Apart from the clear stupidity in the response to my somewhat innocuous comment, there is a worrisome undercurrent that runs through the Internet news forums. The right wing violent rage is palpable and it manifests itself in outbursts of venom at the slightest hint that someone may hold a differing point of view on even the least contentious issue. For the right wing, it seems, it’s not enough to disagree with Hilary’s politics; it’s not enough to resent her bitterly; it’s not even enough to despise her; they have to wish violent death upon anyone who even treats her with a modicum of courtesy.
Imagine the fun if you comment favourably about the @#$% House’s proposals for gun controls. Since I post comments using my “Pagun” handle, it’s fairly easy for even the none-too-bright trailer trash to find this website; one mild comment supportive of the need to reign in the gun violence in the US and I was inundated with death threats apparently intended to persuade me that they were from responsible gun owners. I know they were responsible gun owners because they told me so, and then promised to use their assault weapons to <<*&^%#$ shoot (my) mother&^%$* Liberal &^%$ off and teach (me) about being a real man>> since I am <<a frickin fudgepacking %$#& hole>>.

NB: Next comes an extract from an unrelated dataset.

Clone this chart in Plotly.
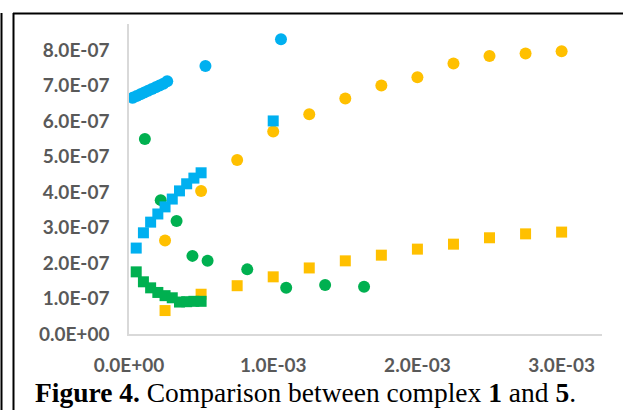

Hand in hand with this extreme intolerance is an inclination to politicise virtually everything. A woman stabbed her husband and two children to death; the first response in the midst of the that tragedy and the overlapping mourning of the children who died in the Sandy Hook school massacre? <<Now Obammy’s gonna want to take away knives from law obiding citizen’s>>
Something I am learning is that there are two categories of people, according to the audience who chooses to engage in public news analysis on the Internet. If you say anything vaguely positive about environmental efforts you cannot escape your categorisation as: a gay, hippy, Marxist, unemployed, welfare sucking, intellectual, abortion pushing, gun-hating, deluded, atheistic, anarchist. And on the other side, if you are a fiscal conservative, you find it necessary to espouse unfettered civilian access to weapons of war, killing the poor, rejecting all science, Christian fundamentalism, life beginning at conception, eating the whales, drill and frack in Banff, pave the forests, torture prisoners, invade every annoying country, and arm teachers. No middle ground; compromise is failure; shout the others down and deny their right, not just to an opinion, but to live.
My journey through the muck of the lowest common denominator on the web was profoundly depressing. I know there is more out there; I also look at genuine sites with actual news and therefore actual discussion, and I am sometimes refreshed by the thoughtful comments and I’m occasionally inspired by the insights found there. What is depressing is that such reasonable discussion is hard to find whereas the easily accessed surface stuff would embarrass Jerry Springer. This seems to me to be a perfect example of what I used to call The Pagun principle when I taught critical thinking to first year university classes: Ninety percent of everything is crap.
And, judging by the level of stupidity of the content of the Internet news and those who weigh in on it, that principle needs to include people. Yes, as Leonard Cohen put it, I have seen the future and it is murder.